Databases Interview Questions

Foundations

SQL vs NoSQL

SQL: structured tables, ACID transactions, strong consistency (Postgres, MySQL). NoSQL: flexible schemas, horizontal scaling (MongoDB, DynamoDB).

Modeling

Normalization

Reduce redundancy via normal forms (1NF, 2NF, 3NF). Use denormalization selectively for read performance.

Performance

Indexes

B-tree indexes speed lookups and sorts. Trade-offs: extra storage and slower writes.

-- Postgres
CREATE INDEX users_email_idx ON users(email);
Reliability

Transactions & Isolation

ACID: Atomicity, Consistency, Isolation, Durability.

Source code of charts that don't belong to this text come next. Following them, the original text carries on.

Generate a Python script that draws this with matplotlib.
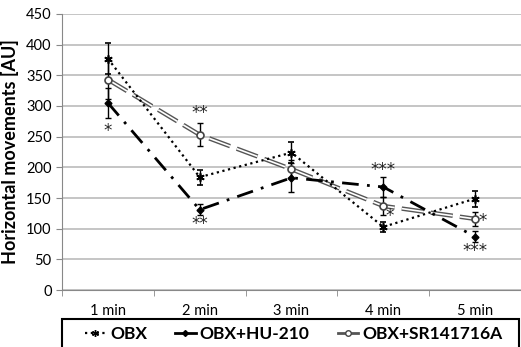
import matplotlib
matplotlib.use("Agg")
import matplotlib.pyplot as plt
from matplotlib.patches import Rectangle
import numpy as np

plt.rcParams['font.family'] = ['Lato', 'DejaVu Sans']

cats = ["1 min", "2 min", "3 min", "4 min", "5 min"]
obx = [377, 184, 224, 103, 149]
obx_err = [25, 12, 17, 8, 13]
hu = [305, 131, 183, 168, 87]
hu_err = [25, 9, 24, 17, 9]
sr = [343, 253, 197, 137, 116]
sr_err = [32, 19, 15, 14, 12]

# significance marks: (category index, y value, text)
stars = [(0, 259, "*"), (1, 289, "**"), (1, 107, "**"), (3, 195, "***"),
         (3.07, 121, "*"), (4.08, 112, "*"), (4, 63, "***")]

fig = plt.figure(figsize=(5.21, 3.47), dpi=100)
ax = fig.add_axes([0.119, 0.164, 0.881, 0.796])
x = np.arange(len(cats))

# OBX+SR141716A: gray double-line dashes
ax.errorbar(x, sr, yerr=sr_err, color='#555555', lw=3.2, ls=(0, (5, 1.6)),
            ecolor='black', elinewidth=1, capsize=2, zorder=2)
ax.plot(x, sr, color='white', lw=1.2, ls=(0, (5 * 3.2 / 1.2, 1.6 * 3.2 / 1.2)), zorder=2.1)
ax.plot(x, sr, ls='none', marker='o', ms=5, mfc='white', mec='#444444', mew=1.2, zorder=4)

# OBX+HU-210: dash-dot
ax.errorbar(x, hu, yerr=hu_err, color='black', lw=2, ls=(0, (6, 3, 1, 3)),
            marker='D', ms=3.5, ecolor='black', elinewidth=1, capsize=2, zorder=3)

# OBX: dotted
ax.errorbar(x, obx, yerr=obx_err, color='black', lw=1.6, ls=(0, (1, 1.6)),
            marker=(6, 2, 0), ms=6, mew=1.2, ecolor='black', elinewidth=1, capsize=2, zorder=3)

for xi, yi, t in stars:
    ax.text(xi, yi, t, ha='center', va='center', fontsize=12, color='#222222',
            family='DejaVu Sans')

ax.set_xlim(-0.5, 4.5)
ax.set_ylim(0, 450)
ax.set_yticks(range(0, 451, 50))
ax.set_xticks(x)
ax.set_xticklabels(cats)
ax.set_xticks(np.arange(-0.5, 5, 1), minor=True)
ax.tick_params(axis='x', which='major', length=0, pad=10, labelsize=10.5)
ax.tick_params(axis='x', which='minor', length=4, color='#888888')
ax.tick_params(axis='y', length=4, color='#888888', labelsize=10.5)
ax.yaxis.grid(True, color='#bbbbbb', lw=1.2)
ax.set_axisbelow(True)
for s in ['top', 'right']:
    ax.spines[s].set_visible(False)
ax.spines['left'].set_color('#888888')
ax.spines['bottom'].set_color('#888888')
ax.set_ylabel("Horizontal movements [AU]", fontsize=13, fontweight='bold', labelpad=5)

# legend box drawn separately so it spans the plot width
fig.patches.append(Rectangle((0.119, -0.01), 0.878, 0.091, transform=fig.transFigure,
                             fill=False, edgecolor='black', lw=1.5))
h1, = ax.plot([], [], color='black', lw=1.6, ls=(0, (1, 1.6)), marker=(6, 2, 0), ms=5)
h2, = ax.plot([], [], color='black', lw=2, marker='D', ms=3)
h3, = ax.plot([], [], color='#555555', lw=2, marker='o', ms=4, mfc='white', mec='#444444')
leg = fig.legend([h1, h2, h3], ["OBX", "OBX+HU-210", "OBX+SR141716A"], ncol=3,
                 loc='center', bbox_to_anchor=(0.564, 0.038),
                 frameon=False, handlelength=1.2, columnspacing=1.6,
                 handletextpad=0.25, borderpad=0.1,
                 prop={'size': 12.5, 'weight': 'bold'})

fig.savefig("out.png", dpi=100)
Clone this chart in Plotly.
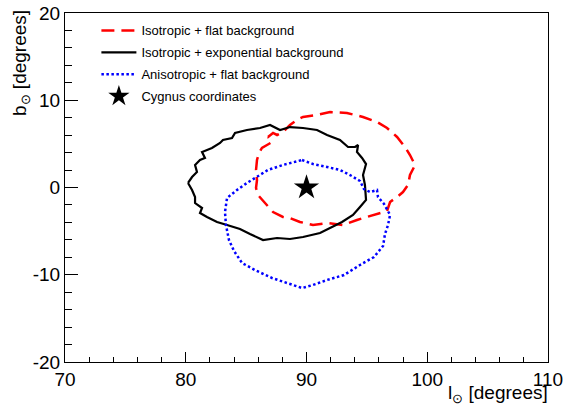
import plotly.graph_objects as go

# Isotropic + flat background (red dashed contour)
red_l = [86.81, 87.23, 87.56, 88.05, 88.63, 89.21, 89.71, 90.87, 91.95, 93.35, 94.68, 95.84, 96.67,
         97.50, 98.16, 98.57, 98.99, 98.57, 98.41, 97.99, 97.50, 96.92, 96.67, 95.51, 94.18, 93.02,
         91.70, 90.54, 89.46, 88.63, 88.05, 87.23, 86.56, 85.98, 85.82, 85.90, 85.82, 85.90, 86.07,
         86.31, 86.73, 87.14, 86.81]
red_b = [5.79, 6.25, 6.02, 6.36, 7.16, 7.74, 8.08, 8.31, 8.65, 8.54, 8.08, 7.51, 6.82,
         5.79, 4.64, 3.72, 2.58, 1.43, 0.29, -0.52, -1.09, -1.66, -2.69, -3.15, -3.72, -4.30,
         -4.07, -4.30, -3.95, -3.50, -3.38, -2.81, -1.78, -0.86, -0.06, 0.86, 2.01, 3.15, 3.95,
         4.53, 4.87, 5.21, 5.79]

# Isotropic + exponential background (black solid contour)
blk_l = [80.19, 80.52, 80.93, 80.77, 81.18, 81.59, 81.35, 82.17, 82.84, 83.08, 83.83, 84.08, 85.07,
         86.15, 86.98, 87.81, 88.63, 89.71, 90.87, 91.70, 92.77, 93.44, 94.02, 94.27, 94.18, 94.60,
         94.93, 94.68, 94.84, 94.93, 94.43, 93.85, 92.94, 91.95, 91.12, 89.71, 88.63, 87.56, 86.40,
         85.32, 84.49, 83.42, 82.59, 81.76, 81.18, 81.35, 80.77, 80.77, 80.52, 80.19]
blk_b = [0.52, 1.20, 1.78, 2.58, 3.15, 3.38, 4.07, 4.53, 5.10, 5.44, 5.67, 6.25, 6.59,
         6.82, 7.16, 6.59, 6.93, 6.82, 6.59, 6.02, 5.44, 4.64, 4.64, 4.87, 4.07, 3.38,
         2.69, 1.43, 0.29, -1.43, -2.23, -3.15, -3.95, -4.64, -5.21, -5.67, -5.90, -5.79, -6.02,
         -5.33, -4.76, -4.30, -3.95, -3.38, -2.92, -2.35, -1.78, -1.09, -0.29, 0.52]

# Anisotropic + flat background (blue dotted contour)
blu_l = [89.63, 90.54, 91.70, 92.77, 93.60, 94.43, 94.76, 95.26, 95.84, 95.92, 96.42, 96.92, 96.75,
         96.50, 96.34, 95.59, 94.43, 93.11, 91.70, 90.54, 89.63, 88.39, 87.14, 85.73, 84.66, 84.00,
         83.58, 83.33, 83.25, 83.42, 84.24, 85.07, 85.90, 86.81, 88.05, 88.80, 89.63]
blu_b = [3.15, 2.69, 2.35, 2.01, 1.43, 0.74, -0.17, -0.52, -0.29, -1.09, -1.89, -3.15, -4.30,
         -5.33, -6.70, -7.97, -8.88, -10.03, -10.60, -11.17, -11.52, -10.95, -10.37, -9.46, -8.65, -7.28,
         -6.02, -4.30, -2.81, -1.20, -0.29, 0.52, 1.20, 2.01, 2.58, 2.81, 3.15]

# Cygnus coordinates
cyg_l = [90.0]
cyg_b = [0.0]

names = ["Isotropic + flat background", "Isotropic + exponential background",
         "Anisotropic + flat background", "Cygnus coordinates"]

x_ticks = [70, 80, 90, 100, 110]
x_ticktext = ["70", "80", "90", "100", "110"]
y_ticks = [-20, -10, 0, 10, 20]
y_ticktext = ["-20", "-10", "0", "10", "20"]

FONT = "Liberation Sans, Arial, Helvetica, sans-serif"

fig = go.Figure()
fig.add_trace(go.Scatter(x=red_l, y=red_b, mode="lines", name=names[0], legendgroup="a",
                         line=dict(color="#ff0000", width=2.5, dash="13px,7px")))
fig.add_trace(go.Scatter(x=blk_l, y=blk_b, mode="lines", name=names[1], legendgroup="b",
                         line=dict(color="black", width=2.2)))
fig.add_trace(go.Scatter(x=blu_l, y=blu_b, mode="lines", name=names[2], legendgroup="c",
                         line=dict(color="#0000ff", width=2.5, dash="2.5px,2.5px")))
fig.add_trace(go.Scatter(x=cyg_l, y=cyg_b, mode="markers", name=names[3], legendgroup="d",
                         marker=dict(symbol="star", size=19, color="black")))

axis_common = dict(showgrid=False, zeroline=False, showline=True, linecolor="black", linewidth=1,
                   mirror=True, ticks="inside", tickcolor="black", tickwidth=1, automargin=False,
                   tickmode="array", ticklabeloverflow="allow",
                   tickfont=dict(family=FONT, size=19, color="black"))

fig.update_xaxes(range=[70, 110], tickvals=x_ticks, ticktext=x_ticktext, ticklen=10,
                 minor=dict(dtick=2, tick0=70, ticks="inside", ticklen=5, tickcolor="black"),
                 **axis_common)
fig.update_yaxes(range=[-20, 20], tickvals=y_ticks, ticktext=y_ticktext, ticklen=13,
                 minor=dict(dtick=2, tick0=-20, ticks="inside", ticklen=7, tickcolor="black"),
                 **axis_common)

fig.add_annotation(text="l<sub>⊙</sub> [degrees]", xref="paper", yref="paper", x=1, y=0,
                   xanchor="right", yanchor="top", yshift=-18, xshift=2, showarrow=False,
                   font=dict(family=FONT, size=19, color="black"))
fig.add_annotation(text="b<sub>⊙</sub> [degrees]", xref="paper", yref="paper", x=0, y=1,
                   xanchor="right", yanchor="top", textangle=-90, xshift=-30, yshift=5,
                   showarrow=False, font=dict(family=FONT, size=19, color="black"))

fig.update_layout(
    width=568, height=406,
    margin=dict(l=65, r=20, t=13, b=44, autoexpand=False),
    plot_bgcolor="white", paper_bgcolor="white",
    font=dict(family=FONT, color="black"),
    showlegend=True,
    legend=dict(x=0.065, y=0.993, xanchor="left", yanchor="top", bgcolor="rgba(0,0,0,0)",
                font=dict(family=FONT, size=13, color="black"), tracegroupgap=2,
                itemwidth=35),
)

fig.write_html("out.html", config={"displayModeBar": False},
               post_script="document.body.style.margin='0';")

Isolation levels: Read Committed, Repeatable Read, Serializable.

Querying

Joins

INNER, LEFT, RIGHT, FULL. Use indexes on join keys to improve performance.

SELECT u.name, o.total
FROM users u
JOIN orders o ON o.user_id = u.id;
Operations

Replication & Failover

Master-replica for read scaling and HA. Use health checks and automatic failover (e.g., Patroni).

Operations

Sharding

Split data across shards by key (user_id). Beware hot shards and cross-shard queries.

Development

ORMs vs Raw SQL

ORMs speed development; raw SQL offers control and performance. Mix both pragmatically.

Foundations

ACID vs BASE

ACID ensures reliable transactions; BASE favors availability and eventual consistency in distributed systems. Choose per workload and consistency needs.

Performance

Index types

B-tree (default), Hash (equality), GIN/GiST (arrays/full-text/geospatial). Pick indexes based on query patterns.

Operations

Connection pooling

Limit concurrent DB connections via pools; reuse connections to reduce overhead. Tune pool size per workload and DB limits.

Reliability

Backups and point-in-time restore

Use snapshots and WAL archiving; verify backups, test restores regularly, and define RPO/RTO.

Foundations

NoSQL models

Document (MongoDB), key-value (Redis), column-family (Cassandra), graph (Neo4j). Design schemas around access patterns.

SQL

Isolation levels

Read Uncommitted, Read Committed, Repeatable Read, Serializable; anomalies and trade-offs per level.

Distributed

CAP theorem

In network partitions, systems choose between consistency and availability. Many DBs prefer AP with eventual consistency.

Storage

Write-Ahead Logging (WAL)

Ensure durability by recording changes to a log before applying to pages; enables crash recovery and replication.

Performance

EXPLAIN and query optimization

Use EXPLAIN to inspect access paths and costs; add indexes, rewrite queries, and tune statistics.

Distributed

Two-phase commit and distributed transactions

Coordinators ensure atomicity across participants; can block under failures. Modern systems prefer idempotent operations and Sagas.